Founded in 1983, The Monitor Group was a leading global strategic consulting firm with 700 professionals located in 27 offices across 18 different countries. Monitor specialized in consulting to senior management of corporations and non-profit organizations on business strategy, organization and leadership, innovation, economic development, market pricing and social action. The Company was founded by entrepreneurs tied to the Harvard Business School, including Michael Porter, one of the most cited scholars in economics and business strategy.

Following the financial crisis of 2008, Monitor experienced a dramatic lag in consulting work as companies cut back significantly on pure strategy consulting. Monitor’s business was also hurt from significant reputational damage deriving from a consulting project promoting the country of Libya, and its then leader, and a $12.5M settlement paid to Hallmark for the alleged improper use of proprietary information.
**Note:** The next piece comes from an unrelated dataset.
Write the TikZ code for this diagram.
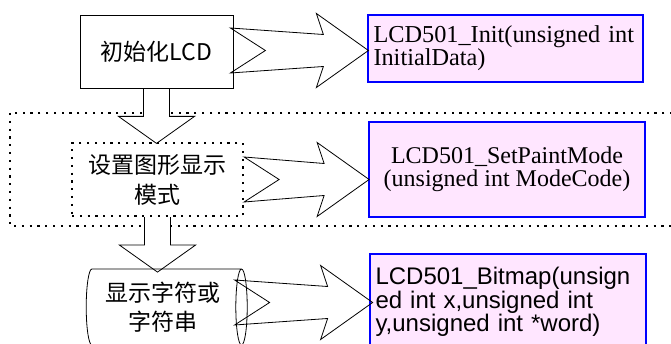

The drop in business resulted in a layoff of nearly 20 percent of Monitor’s employees and prompted the partners to advance $4.5 million to the Company, leading to the deferral of three years bonuses. These factors on top of the cash costs to pay off the founders when Monitor became a fully partner-owned firm, caused a liquidity crunch that the Company ultimately could not recover from – despite borrowing ≈$50M million in mezzanine debt financing. Beginning in September 2012 the Company was unable to pay rent at the Cambridge headquarters and defaulted on interest payments to the mezzanine debt lender. This forced Monitor to evaluate strategic options, including the sale of the Company which ultimately had to be executed through a Chapter 11 Section 363 sale.

 Due to its deep expertise dealing with bankruptcies in the professional services industry, Carl Marks Advisors was hired by Monitor to serve as both Chief Restructuring Advisor and Investment Banker to work and advise on all aspects of the Chapter 11 filing and the Section 363 sale process. In the sale process, Deloitte, who sought to increase their position in strategic consulting on a worldwide basis, was selected as the stalking horse bidder.

Unique Challenges

The transaction structure of the sale included the acquisition of Monitor’s U.S. entities through a Chapter 11, 363 sale and a stock acquisition of all other global entities, with the except of the Russian consulting entity. A key challenge for the Carl Marks Advisors team as well as the Monitor management team was to maximize sale proceeds and deliver the business as a going concern to the eventual buyer. The Deloitte bid required the retention of 92% of Monitor’s global professional staff despite the fact that competitors were attempting to poach key partners, and in some cases entire foreign country offices.

Another hurdle to overcome during the sale process were objections to the sale raised in court which were ultimately resolved by Carl Marks Advisors expert testimony which ensured that the sale was approved.

Results

Carl Marks Advisors ran a robust sales process for Monitor with Deloitte as the stalking horse bidder, which increased the offer price significantly and also ensured funding of expenses of the Chapter 11 estate.

The Carl Marks Advisors team helped successfully negotiate an attractive transaction structure that incentivized employees to stay on at the newly formed Company. During this transition period, Deloitte loaned personnel an amount of money equal to their previously forgone bonuses. This loan would be forgiven if the employee did not leave Deloitte within their first three years of service. Simultaneously, any partner Deloitte wanted to retain but did not sign on with the new Company faced the threat of the Chapter 11 estate pursuing recovery of the draw they were paid at a time when the business was deemed insolvent. Using this carrot and stick approach, Deloitte was able to sign-up more than 92% of Monitors’ global partners and professional staff which allowed the sale transaction to successfully close.

The combined Company was strategically re-named Monitor Deloitte (as opposed to Deloitte Monitor), and the Company has since grown in size and stature in the marketplace.

Key Takeaways

  • A comprehensive communication plan for reaching internal and external stakeholders and a well-constructed deal structure can hold a partnership together throughout a complex bankruptcy and sale process. A “Carrot and Stick” approach can be quite effective to incentivize partners to stay on through the transition.
  • Going into bankruptcy with a complete stalking horse asset purchase agreement and a restructuring support agreement between the applicable stakeholders can greatly increase outcomes for a successful sale.
  • An experienced financial advisor can provide expert testimony in a contested sale hearing to aid in the successful approval of a sale.